Asked about the new paper item-level containers that some companies have recently introduced, Mr. Zuhlke said that he questions how long the trend will last. “Corrugated and paper containers were used before in history, and companies ultimately went back to plastics,” he explained. “Consumers can’t see the bottom of the product, and that’s key with many produce items. In the 1960s, we used to say, ‘Buy what you see and see what you buy’ a lot in the industry. And, how sustainable is it if you have to cut down all those trees to produce it? Paper simply doesn’t have the recycle value that [Polyethylene terephthalate] material has. PET gets between 35 cents and 40 cents per pound in recycling compared to paper, which gets about $10 a ton.”
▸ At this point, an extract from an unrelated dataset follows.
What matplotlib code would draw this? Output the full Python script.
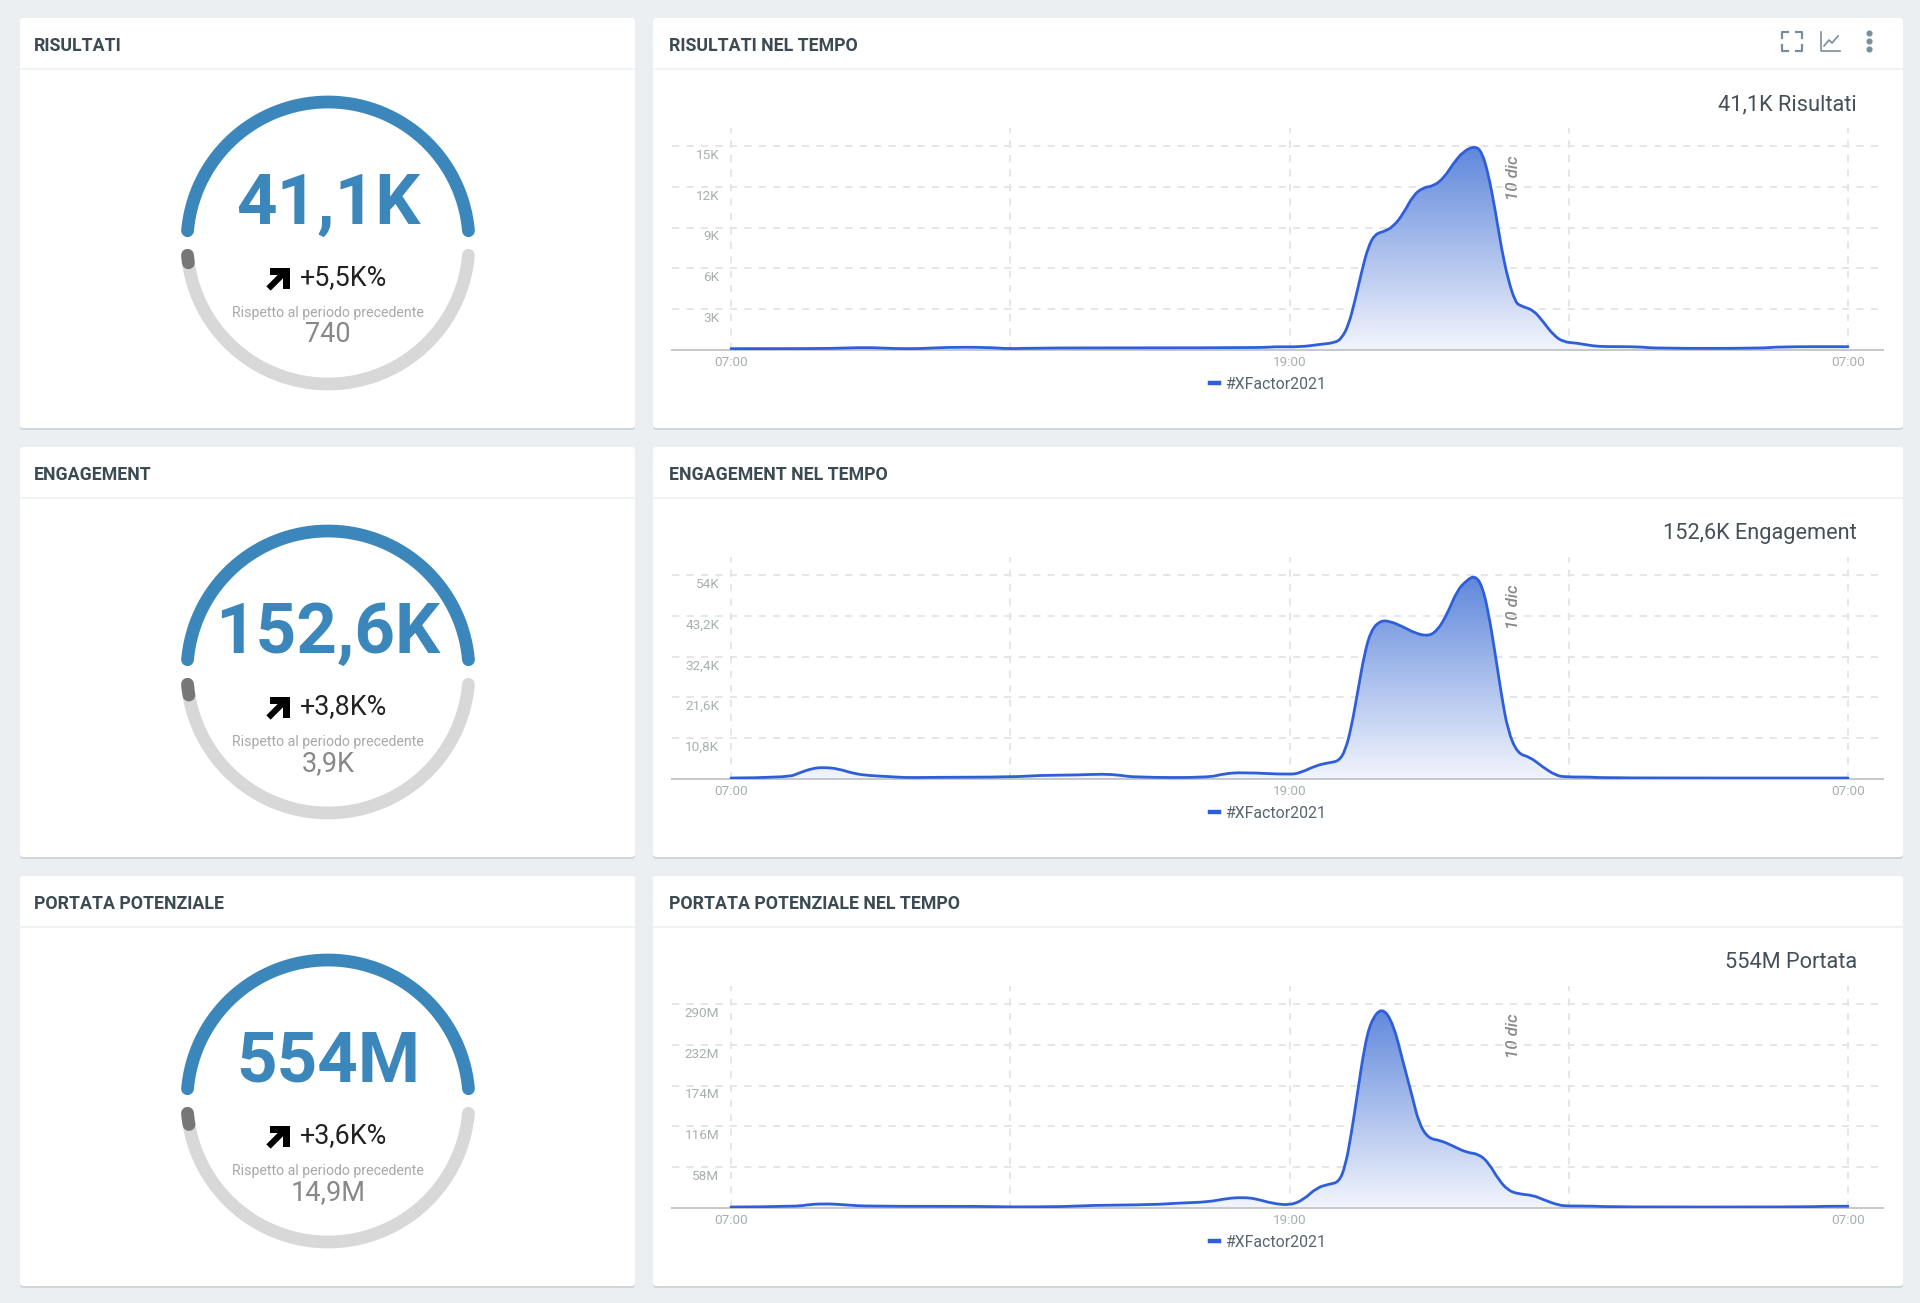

He added that PET packaging tends to keep fresh produce fresher longer because it aids in the removal of ethylene and heat.

Kurt Zuhlke & Associates is known for its commitment to the environment and to reducing its carbon footprint in not only the packaging products it offers, but also in how it operates its business. The company’s product line is close to 100 percent recyclable, which responds to both retailer and consumer concerns today.

Mr. Zuhlke added, “Retailers are cognizant of the consumer awareness of sustainability issues today, which makes recyclable packaging imperative. Consumers are pressuring retailers for these ecologically beneficial products because they know that they can be recycled repeatedly.”

Consumers are learning more about sustainability, but Mr. Zuhlke said that they need more information from the government and industries to educate them further. More television, press and Internet education will help consumers realize the value of recyclable materials, he said.

“If chainstores are looking to increase their green effect and reduce their carbon footprint, they should have their suppliers look at our products,” said Mr. Zuhlke. “Even with the industry advances in recent years, there is still too much waste going into landfills today.”